NDSU Recieves NSF Engine Award

Over the course of the past 2 years, NDSU has taken part in applying for the prestigious National Science Foundation’s Engines Award. In an interview with Hollie Mackey, an associate professor of education at NDSU, she describes what the NSF Engines Award is all about and how it is changing the outlook of sustainability in under-funded areas. “The NSF Engine award is a game changing concept from the National Science Foundation that is interested in thinking about how to take areas that don’t typically have high degrees of investment and infusing that investment into spaces that allow them to develop robust ecosystems that drive education, workforce, and economic development and connects use inspired research to outcomes,” said Mackey. NSF is striving to use cutting edge technology to establish food security and ignite ecosystems and look into larger problems affecting society today such as “How we feed the world,” catering to what growers, industry partners, and communities need in order to thrive.

The process began with a call from the National Science Foundation and the submission of an abstract. 188 abstracts were submitted over a 2 year period. The abstracts were narrowed down then to 32, and later to 16 that made the final selection. In the beginning, the selection process looked like job interview-style questions and answers as a baseline for applicants. After progressing farther into the selection process, NSF completed a 3-day site visit to NDSU in mid-September to assess the facilities. Mackey described many qualifications that NDSU met specifically for the National Science Foundation and some key elements to this success such as right place, right people, and right industry partners. NDSU FARMS has partnered with the Fargo Moorhead Economic Development, The Chamber for Education and Workforce Development, and Grand Farm to take part in this cutting edge opportunity.

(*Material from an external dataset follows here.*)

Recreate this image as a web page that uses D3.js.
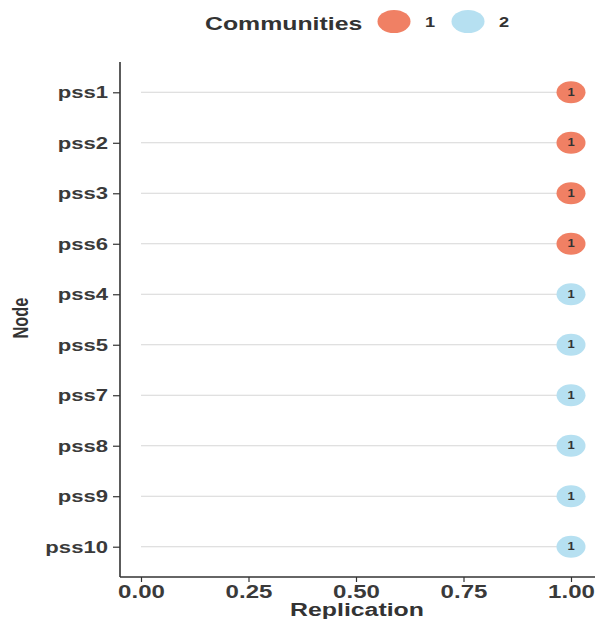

Following being notified of having been chosen for this award, the kickoff was January 29th when NDSU announced the news, however the official start date is not until March 1st. FARMS (Food systems Adapted for Resiliency and Maximized Security), the regional partnership concept chosen by the NSF, is described by Mackey as an experiment. “FARMS is really an experiment on the collaborative process driving innovation through an ecosystem, this is something that has never been done before,” said Mackey. 

The NDSU students, researchers, and faculty come into play in many different ways in this opportunity. Engineering, business, education, and agricultural students are being represented as part of this research in many facets and are all written into the plan to be a part of this ecosystem. “Every major we have on campus can have a role in FARMS should they choose to. NDSU is a small but mighty school and people don’t necessarily take the time to stop and recognize the expertise we have at our university,” said Mackey on why NDSU will be able to thrive with this award. 

In terms of future outlooks and milestones, NDSU FARMS has committed to building a prototype by year two based on phenomic data on public crops collected by agricultural students, which the engineering scientists will use to build said prototype. This prototype will allow the researchers to dig into understanding the climate variables, soil variables, and growing conditions to help us think about more nutritional foods, when to harvest, and how to maximize yields of crops, all in hopes to improve knowledge of agricultural research.  

The NSF Engine Award presented to FARMS is a game changing opportunity for not only NDSU, but the community surrounding it. This is an ongoing venture that will only grow and develop from here, opening more and more opportunities for NDSU students, faculty, and Fargo-Moorhead community members.